• _Given task_: Nothing after the line with "0.00995, 0.01067, 0.01164]" belongs in the copy; extract the lines below from the top through that line, pictures left out.

• _Stored data_:
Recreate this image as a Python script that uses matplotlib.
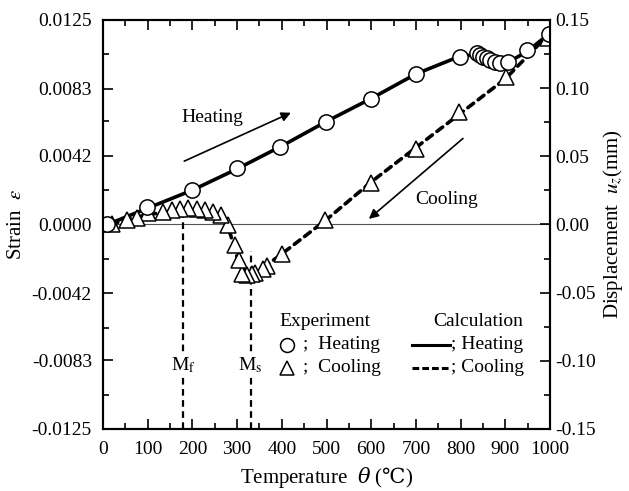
import matplotlib.pyplot as plt
from matplotlib.lines import Line2D
from matplotlib.ticker import MultipleLocator, FixedLocator

plt.rcParams['font.family'] = ['Liberation Serif', 'DejaVu Serif']
plt.rcParams['mathtext.fontset'] = 'stix'

# experiment - heating (circles)
heat_T = [10, 98, 198, 299, 397, 499, 600, 700, 799, 836, 843, 850, 858, 866, 877, 888, 906, 948, 998]
heat_eps = [0.0, 0.00109, 0.0021, 0.00345, 0.00476, 0.00628, 0.00767, 0.00918, 0.01026, 0.01046,
            0.01036, 0.01026, 0.01016, 0.01005, 0.00995, 0.00989, 0.00995, 0.01067, 0.01164]

# experiment - cooling (triangles)
cool_T = [996, 902, 797, 700, 599, 497, 400, 366, 358, 340, 333, 321, 310, 304, 295, 280,
          265, 247, 228, 210, 191, 172, 154, 135, 101, 75, 53, 19]
cool_eps = [0.0114, 0.0090, 0.0069, 0.00461, 0.00253, 0.00027, -0.0018, -0.00254, -0.0027, -0.00298,
            -0.0030, -0.0031, -0.0030, -0.00217, -0.00125, -0.00003,
            0.00058, 0.00078, 0.00089, 0.00093, 0.00099, 0.00093, 0.00089, 0.00078, 0.00068,
            0.00038, 0.00028, 0.0]

# calculation
calc_heat_T = [10, 100, 200, 300, 400, 500, 600, 700, 800, 850, 906, 950, 1000]
calc_heat_eps = [0.0, 0.0010, 0.0021, 0.0034, 0.0048, 0.0063, 0.0077, 0.0092, 0.0103, 0.0104,
                 0.0099, 0.0106, 0.0117]
calc_cool_T = [1000, 900, 800, 700, 600, 500, 400, 340, 320, 300, 285, 270, 250, 200, 150, 100, 50, 20]
calc_cool_eps = [0.0117, 0.0089, 0.0068, 0.0047, 0.0026, 0.0003, -0.0018, -0.0030, -0.0030, -0.0020,
                 -0.0006, 0.0004, 0.0007, 0.0009, 0.0008, 0.0006, 0.0003, 0.0]

Mf, Ms = 180, 330
eps_ticks = [-0.0125, -0.0083, -0.0042, 0.0, 0.0042, 0.0083, 0.0125]
eps_labels = ['-0.0125', '-0.0083', '-0.0042', '0.0000', '0.0042', '0.0083', '0.0125']
uz_ticks = [-0.15, -0.10, -0.05, 0.0, 0.05, 0.10, 0.15]
uz_labels = ['-0.15', '-0.10', '-0.05', '0.00', '0.05', '0.10', '0.15']

fig = plt.figure(figsize=(6.29, 4.91), dpi=100)
ax = fig.add_axes([0.1638, 0.1263, 0.7106, 0.8330])
ax2 = ax.twinx()

ax.axhline(0, color='#555555', lw=0.8, zorder=1)

ax.plot(calc_heat_T, calc_heat_eps, color='black', lw=2.6, zorder=2)
ax.plot(calc_cool_T, calc_cool_eps, color='black', lw=2.6, ls=(0, (2.0, 1.6)),
        dash_capstyle='round', zorder=2)
ax.plot(heat_T, heat_eps, ls='none', marker='o', ms=11, mfc='white', mec='black', mew=1.1, zorder=4)
ax.plot(cool_T, cool_eps, ls='none', marker='^', ms=11, mfc='white', mec='black', mew=1.1, zorder=3)

# transformation temperatures
ax.plot([Mf, Mf], [-0.0125, 0.0010], color='black', lw=1.6, ls=(0, (3, 2)), zorder=1)
ax.plot([Ms, Ms], [-0.0125, -0.0016], color='black', lw=1.6, ls=(0, (3, 2)), zorder=1)
ax.text(Mf, -0.0086, r'M$_\mathrm{f}$', ha='center', va='center', fontsize=14,
        bbox=dict(fc='white', ec='none', pad=1.5), zorder=5)
ax.text(Ms, -0.0086, r'M$_\mathrm{s}$', ha='center', va='center', fontsize=14,
        bbox=dict(fc='white', ec='none', pad=1.5), zorder=5)

# arrows
ax.annotate('', xy=(426, 0.0069), xytext=(176, 0.0038),
            arrowprops=dict(arrowstyle='-|>', color='black', lw=1.2, mutation_scale=14))
ax.text(244, 0.00656, 'Heating', ha='center', va='center', fontsize=14)
ax.annotate('', xy=(590, 0.00023), xytext=(810, 0.00537),
            arrowprops=dict(arrowstyle='-|>', color='black', lw=1.2, mutation_scale=14))
ax.text(769, 0.0015, 'Cooling', ha='center', va='center', fontsize=14)

# legend
tr = ax.transAxes
ax.text(0.394, 0.262, 'Experiment', transform=tr, fontsize=14, va='center', ha='left')
ax.add_line(Line2D([0.412], [0.206], transform=tr, marker='o', ms=10, mfc='white', mec='black', mew=1.1))
ax.add_line(Line2D([0.412], [0.150], transform=tr, marker='^', ms=10, mfc='white', mec='black', mew=1.1))
ax.text(0.448, 0.206, ';  Heating', transform=tr, fontsize=14, va='center', ha='left')
ax.text(0.448, 0.150, ';  Cooling', transform=tr, fontsize=14, va='center', ha='left')
ax.text(0.738, 0.262, 'Calculation', transform=tr, fontsize=14, va='center', ha='left')
ax.add_line(Line2D([0.691, 0.776], [0.206, 0.206], transform=tr, color='black', lw=2.2))
ax.add_line(Line2D([0.691, 0.776], [0.150, 0.150], transform=tr, color='black', lw=2.2, ls=(0, (2.2, 1.0))))
ax.text(0.779, 0.206, '; Heating', transform=tr, fontsize=14, va='center', ha='left')
ax.text(0.779, 0.150, '; Cooling', transform=tr, fontsize=14, va='center', ha='left')

ax.set_xlim(0, 1000)
ax.set_ylim(-0.0125, 0.0125)
ax2.set_ylim(-0.15, 0.15)

ax.xaxis.set_major_locator(MultipleLocator(100))
ax.xaxis.set_minor_locator(MultipleLocator(50))
ax.yaxis.set_major_locator(FixedLocator(eps_ticks))
ax.set_yticklabels(eps_labels)
ax.yaxis.set_minor_locator(FixedLocator([-0.0104, -0.0063, -0.0021, 0.0021, 0.0063, 0.0104]))
ax2.yaxis.set_major_locator(FixedLocator(uz_ticks))
ax2.set_yticklabels(uz_labels)
ax2.yaxis.set_minor_locator(MultipleLocator(0.025))

ax.tick_params(axis='both', which='both', direction='in', labelsize=14, width=1.2)
ax.tick_params(axis='x', which='both', top=True, pad=9)
ax.tick_params(axis='y', which='both', pad=8)
ax.tick_params(which='major', length=7)
ax.tick_params(which='minor', length=4)
ax2.tick_params(which='both', direction='in', labelsize=14, width=1.2)
ax2.tick_params(which='major', length=7)
ax2.tick_params(which='minor', length=4)
for a in (ax, ax2):
    for s in a.spines.values():
        s.set_linewidth(1.5)

ax.set_xlabel(r'Temperature  $\theta$ ($\mathrm{℃}$)', fontsize=15, labelpad=5,
              math_fontfamily='dejavuserif')
ax.set_ylabel(r'Strain  $\varepsilon$', fontsize=15, labelpad=4)
ax2.set_ylabel(r'Displacement  $u_z$(mm)', fontsize=15, labelpad=4)

fig.savefig('out.png', dpi=100)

• _Solution for this exercise_:
Recreate this image as a Python script that uses matplotlib.
import matplotlib.pyplot as plt
from matplotlib.lines import Line2D
from matplotlib.ticker import MultipleLocator, FixedLocator

plt.rcParams['font.family'] = ['Liberation Serif', 'DejaVu Serif']
plt.rcParams['mathtext.fontset'] = 'stix'

# experiment - heating (circles)
heat_T = [10, 98, 198, 299, 397, 499, 600, 700, 799, 836, 843, 850, 858, 866, 877, 888, 906, 948, 998]
heat_eps = [0.0, 0.00109, 0.0021, 0.00345, 0.00476, 0.00628, 0.00767, 0.00918, 0.01026, 0.01046,
            0.01036, 0.01026, 0.01016, 0.01005, 0.00995, 0.00989, 0.00995, 0.01067, 0.01164]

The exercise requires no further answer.